Prototype of iconic red telephone box gets listing upgrade

The first of the iconic red telephone boxes has gotten an upgrade in its protection listing from Grade II (of special interests) to Grade II* (particularly important building of more than special interest).

Heritage Minister Helen Whately said:

“The red telephone box is an internationally famous British icon and I am delighted that we are able to protect the first of its kind.

In an increasingly digital world, it is important to preserve structures – like the K2 prototype phone box – that have played a part in our nation’s industrial story.”

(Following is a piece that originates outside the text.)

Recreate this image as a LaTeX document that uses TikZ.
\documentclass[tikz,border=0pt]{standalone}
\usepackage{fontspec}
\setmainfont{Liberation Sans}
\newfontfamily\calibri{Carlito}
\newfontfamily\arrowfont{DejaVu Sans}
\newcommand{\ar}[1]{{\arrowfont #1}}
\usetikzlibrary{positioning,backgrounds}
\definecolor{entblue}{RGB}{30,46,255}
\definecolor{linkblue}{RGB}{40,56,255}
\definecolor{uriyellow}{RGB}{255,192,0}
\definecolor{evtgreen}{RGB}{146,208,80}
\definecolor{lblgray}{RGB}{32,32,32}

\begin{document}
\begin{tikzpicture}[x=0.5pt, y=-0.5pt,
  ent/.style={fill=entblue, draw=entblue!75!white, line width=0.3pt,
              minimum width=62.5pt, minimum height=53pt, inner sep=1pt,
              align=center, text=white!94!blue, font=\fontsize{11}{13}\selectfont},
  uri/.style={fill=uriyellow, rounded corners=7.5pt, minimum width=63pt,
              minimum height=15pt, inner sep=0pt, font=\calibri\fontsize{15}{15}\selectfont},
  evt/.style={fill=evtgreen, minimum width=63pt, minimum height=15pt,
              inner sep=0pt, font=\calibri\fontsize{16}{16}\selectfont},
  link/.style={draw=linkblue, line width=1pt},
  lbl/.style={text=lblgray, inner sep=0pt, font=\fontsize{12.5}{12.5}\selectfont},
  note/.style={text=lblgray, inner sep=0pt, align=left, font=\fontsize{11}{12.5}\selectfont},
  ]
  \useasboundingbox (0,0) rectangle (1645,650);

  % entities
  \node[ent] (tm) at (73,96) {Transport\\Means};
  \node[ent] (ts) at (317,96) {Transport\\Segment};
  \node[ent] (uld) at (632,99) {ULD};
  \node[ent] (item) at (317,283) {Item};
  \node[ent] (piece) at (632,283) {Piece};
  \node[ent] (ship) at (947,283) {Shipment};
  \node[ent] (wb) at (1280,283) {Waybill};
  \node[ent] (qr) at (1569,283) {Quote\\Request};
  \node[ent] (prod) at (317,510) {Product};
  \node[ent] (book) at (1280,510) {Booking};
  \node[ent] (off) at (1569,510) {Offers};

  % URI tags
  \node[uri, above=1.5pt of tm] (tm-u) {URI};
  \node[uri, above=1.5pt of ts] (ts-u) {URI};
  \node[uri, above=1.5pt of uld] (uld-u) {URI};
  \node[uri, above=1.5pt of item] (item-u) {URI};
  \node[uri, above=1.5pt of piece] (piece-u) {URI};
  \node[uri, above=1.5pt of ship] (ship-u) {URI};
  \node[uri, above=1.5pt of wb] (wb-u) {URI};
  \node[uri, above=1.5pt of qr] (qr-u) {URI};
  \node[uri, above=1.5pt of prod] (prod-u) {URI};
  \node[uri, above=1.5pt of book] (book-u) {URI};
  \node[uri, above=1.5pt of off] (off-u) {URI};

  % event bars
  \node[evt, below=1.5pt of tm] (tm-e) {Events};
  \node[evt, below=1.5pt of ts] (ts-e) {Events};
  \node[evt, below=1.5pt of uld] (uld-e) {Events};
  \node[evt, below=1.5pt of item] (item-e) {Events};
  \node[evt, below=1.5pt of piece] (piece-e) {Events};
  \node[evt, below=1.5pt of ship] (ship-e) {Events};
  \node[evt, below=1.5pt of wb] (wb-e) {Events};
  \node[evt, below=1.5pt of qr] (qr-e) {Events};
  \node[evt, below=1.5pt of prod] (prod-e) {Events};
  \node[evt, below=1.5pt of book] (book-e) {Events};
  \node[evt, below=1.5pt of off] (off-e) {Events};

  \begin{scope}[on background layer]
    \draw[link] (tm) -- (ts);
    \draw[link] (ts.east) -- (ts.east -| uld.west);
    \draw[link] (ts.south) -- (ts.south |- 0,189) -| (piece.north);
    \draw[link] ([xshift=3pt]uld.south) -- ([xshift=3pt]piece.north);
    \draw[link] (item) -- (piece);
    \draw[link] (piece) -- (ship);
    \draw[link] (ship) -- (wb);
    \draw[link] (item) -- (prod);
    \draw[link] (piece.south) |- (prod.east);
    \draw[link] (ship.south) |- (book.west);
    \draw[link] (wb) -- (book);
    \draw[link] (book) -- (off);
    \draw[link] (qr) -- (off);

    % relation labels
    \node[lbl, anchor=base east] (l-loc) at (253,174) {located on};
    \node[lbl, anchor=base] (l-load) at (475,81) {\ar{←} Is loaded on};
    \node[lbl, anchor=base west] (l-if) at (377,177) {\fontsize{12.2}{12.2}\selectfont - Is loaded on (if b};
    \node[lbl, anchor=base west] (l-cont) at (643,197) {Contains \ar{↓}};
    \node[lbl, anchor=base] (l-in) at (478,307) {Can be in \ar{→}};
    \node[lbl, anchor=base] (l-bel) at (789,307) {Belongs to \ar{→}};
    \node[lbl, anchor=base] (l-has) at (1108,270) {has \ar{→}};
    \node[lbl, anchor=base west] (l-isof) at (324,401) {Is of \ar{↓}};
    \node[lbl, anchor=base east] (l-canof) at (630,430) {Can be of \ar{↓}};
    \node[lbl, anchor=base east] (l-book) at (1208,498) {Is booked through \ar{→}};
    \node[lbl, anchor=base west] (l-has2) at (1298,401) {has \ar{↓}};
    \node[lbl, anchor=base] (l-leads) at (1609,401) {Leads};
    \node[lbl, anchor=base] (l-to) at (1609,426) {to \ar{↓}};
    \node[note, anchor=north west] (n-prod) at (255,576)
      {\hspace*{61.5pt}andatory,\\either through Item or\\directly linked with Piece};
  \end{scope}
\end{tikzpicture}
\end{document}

The General Post Office’s first public telephone box, the concrete Kiosk No. 1 (K1), introduced in 1921, was rejected by London’s local councils, so in 1924 the Royal Fine Arts Commission asked architect Sir Giles Gilbert Scott and two other highly respected architects (Sir Robert Lorimer and Sir John Burnet) to submit designs for a new and improved phone kiosk. Five prototypes were manufactured and displayed outside the National Gallery in Trafalgar.

Scott, a trustee of the Sir John Soane’s Museum, drew inspiration from the domed canopy of the tomb Soane designed for his beloved and much-lamented wife Eliza in the churchyard of St. Pancras Old Church, London. The prototype with its curved dome was made of timber. After judging the K2 prototype was moved to Burlington House, home of the Royal Academy, where it remains to this day.

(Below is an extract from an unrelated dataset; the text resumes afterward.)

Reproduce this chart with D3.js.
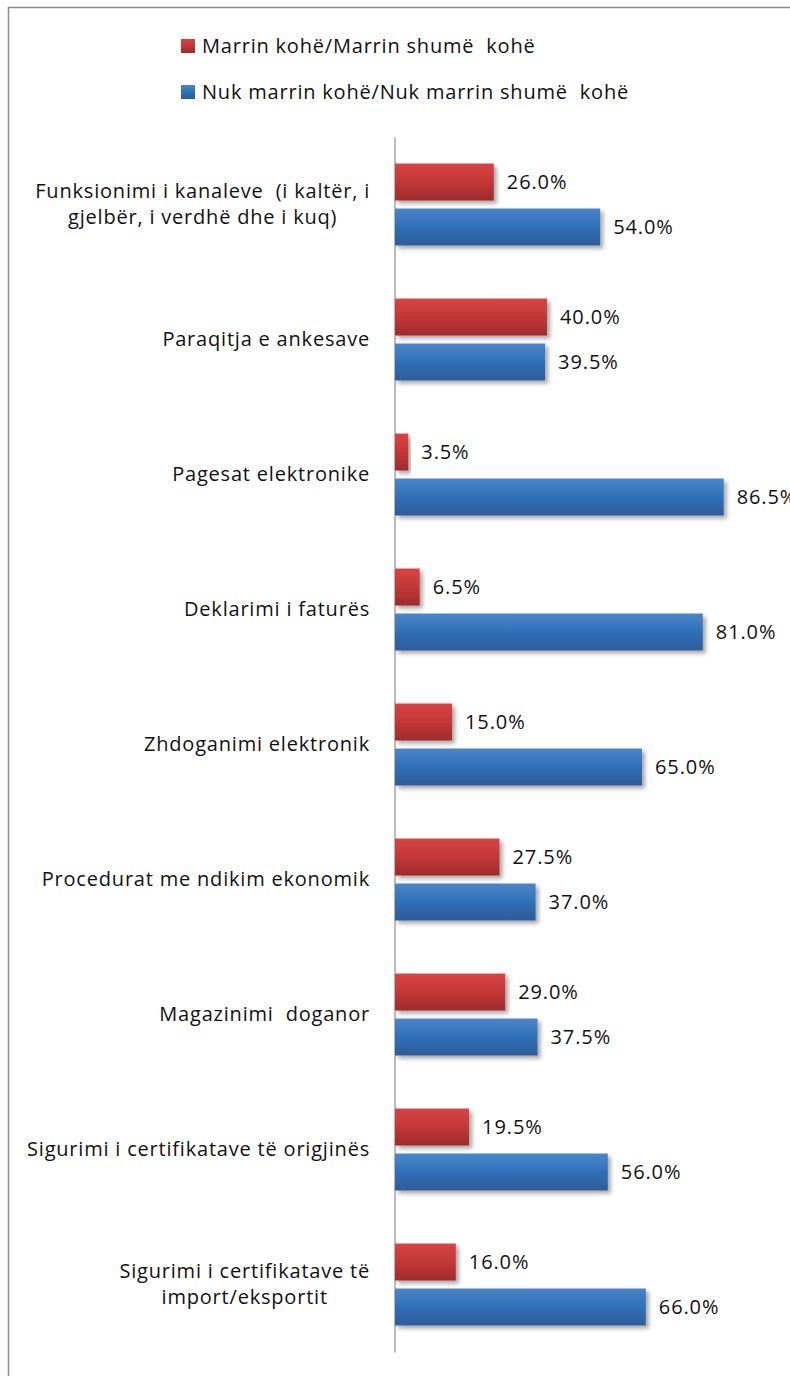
<!DOCTYPE html>
<html>
<head>
<meta charset="utf-8">
<style>
  body { margin: 0; background: #fff; }
  text { font-family: "Open Sans", "Liberation Sans", Arial, sans-serif; fill: #111; }
</style>
</head>
<body>
<div id="chart"></div>
<script src="https://cdn.jsdelivr.net/npm/d3@7"></script>
<script>
// Kategoritë (rreshtat e etiketave)
const categories = [
  ["Funksionimi i kanaleve  (i kaltër, i", "gjelbër, i verdhë dhe i kuq)"],
  ["Paraqitja e ankesave"],
  ["Pagesat elektronike"],
  ["Deklarimi i faturës"],
  ["Zhdoganimi elektronik"],
  ["Procedurat me ndikim ekonomik"],
  ["Magazinimi  doganor"],
  ["Sigurimi i certifikatave të origjinës"],
  ["Sigurimi i certifikatave të", "import/eksportit"]
];
const seriesNames = ["Marrin kohë/Marrin shumë  kohë", "Nuk marrin kohë/Nuk marrin shumë  kohë"];
const takesTime = [26.0, 40.0, 3.5, 6.5, 15.0, 27.5, 29.0, 19.5, 16.0];
const noTime = [54.0, 39.5, 86.5, 81.0, 65.0, 37.0, 37.5, 56.0, 66.0];

const width = 790, height = 1376;
const svg = d3.select("#chart").append("svg")
  .attr("width", width)
  .attr("height", height);

const defs = svg.append("defs");
const grads = [
  { id: "gRed", stops: ["#d84444", "#c43737", "#9e2b2b"] },
  { id: "gBlue", stops: ["#4c86c9", "#2f70b8", "#2d5c99"] }
];
grads.forEach(g => {
  const lg = defs.append("linearGradient").attr("id", g.id)
    .attr("x1", 0).attr("y1", 0).attr("x2", 0).attr("y2", 1);
  g.stops.forEach((c, i) => lg.append("stop").attr("offset", i / 2).attr("stop-color", c));
});
const shadow = defs.append("filter").attr("id", "shadow")
  .attr("x", "-10%").attr("y", "-20%").attr("width", "130%").attr("height", "160%");
shadow.append("feDropShadow").attr("dx", 3).attr("dy", 3).attr("stdDeviation", 2.2)
  .attr("flood-color", "#000").attr("flood-opacity", 0.35);

// khung i jashtëm
svg.append("rect")
  .attr("x", 8.5).attr("y", 7.5)
  .attr("width", 820).attr("height", 1420)
  .attr("fill", "none").attr("stroke", "#8c8c8c").attr("stroke-width", 1.5);

const x = d3.scaleLinear().domain([0, 100]).range([394, 774]);

const y = d3.scaleBand()
  .domain(d3.range(categories.length))
  .range([137, 1352])
  .paddingInner(0.393)
  .paddingOuter(0.1965);

const ySub = d3.scaleBand()
  .domain([0, 1])
  .range([0, y.bandwidth()])
  .paddingInner(0.178);

const series = [takesTime, noTime];
const fills = ["url(#gRed)", "url(#gBlue)"];

// legjenda
const legend = svg.append("g");
seriesNames.forEach((name, i) => {
  const ly = 39 + i * 46;
  legend.append("rect")
    .attr("x", 181).attr("y", ly)
    .attr("width", 14).attr("height", 14)
    .attr("fill", fills[i]);
  legend.append("text")
    .attr("x", 202).attr("y", ly + 14)
    .style("font-size", "20px")
    .style("letter-spacing", "0.8px")
    .style("white-space", "pre")
    .text(name);
});

// boshti vertikal
svg.append("g")
  .attr("transform", "translate(394.5,0)")
  .call(d3.axisLeft(y).tickSize(0).tickFormat(""))
  .call(g => g.select(".domain").attr("stroke", "#8c8c8c").attr("stroke-width", 1.2));

// shiritat
const groups = svg.selectAll(".grp")
  .data(categories)
  .enter().append("g")
  .attr("class", "grp")
  .attr("transform", (d, i) => `translate(0,${y(i)})`);

series.forEach((vals, s) => {
  groups.append("rect")
    .attr("x", x(0) + 1)
    .attr("y", ySub(s))
    .attr("width", (d, i) => x(vals[i]) - x(0))
    .attr("height", ySub.bandwidth())
    .attr("fill", fills[s])
    .attr("filter", "url(#shadow)");

  groups.append("text")
    .attr("x", (d, i) => x(vals[i]) + 14)
    .attr("y", ySub(s) + ySub.bandwidth() / 2 + 7)
    .style("font-size", "20px")
    .style("letter-spacing", "0.9px")
    .text((d, i) => vals[i].toFixed(1) + "%");
});

// etiketat e kategorive
const labelRight = 370;
groups.each(function (lines) {
  const g = d3.select(this);
  const cy = y.bandwidth() / 2;
  const t = g.append("text")
    .attr("text-anchor", "middle")
    .style("font-size", "20px")
    .style("letter-spacing", "0.8px")
    .style("white-space", "pre");
  const spans = lines.map((line, k) => t.append("tspan")
    .attr("y", cy + 7 + (k - (lines.length - 1) / 2) * 26)
    .text(line));
  const w = d3.max(spans, sp => sp.node().getComputedTextLength());
  spans.forEach(sp => sp.attr("x", labelRight - w / 2));
});
</script>
</body>
</html>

In 1925, Scott’s design for the prototype K2 (Kiosk No.2) telephone box was chosen as the “most suitable for erection in busy thoroughfares of large towns.” Scott had planned for the finished booths to be made of steel with blue-green interior. The General Post Office decided to go with cast iron painted red.

After the successful competition, the first cast iron K2 was installed in London in 1926, with more than 1,700 appearing across the city over the course of the next decade. Only a small number were placed outside London and just over 200 K2s survive today. The K2 was replaced in 1935 by the streamlined, more compact and cost-effective K6 model which was also designed by Scott and is the most common red telephone box still in existence today.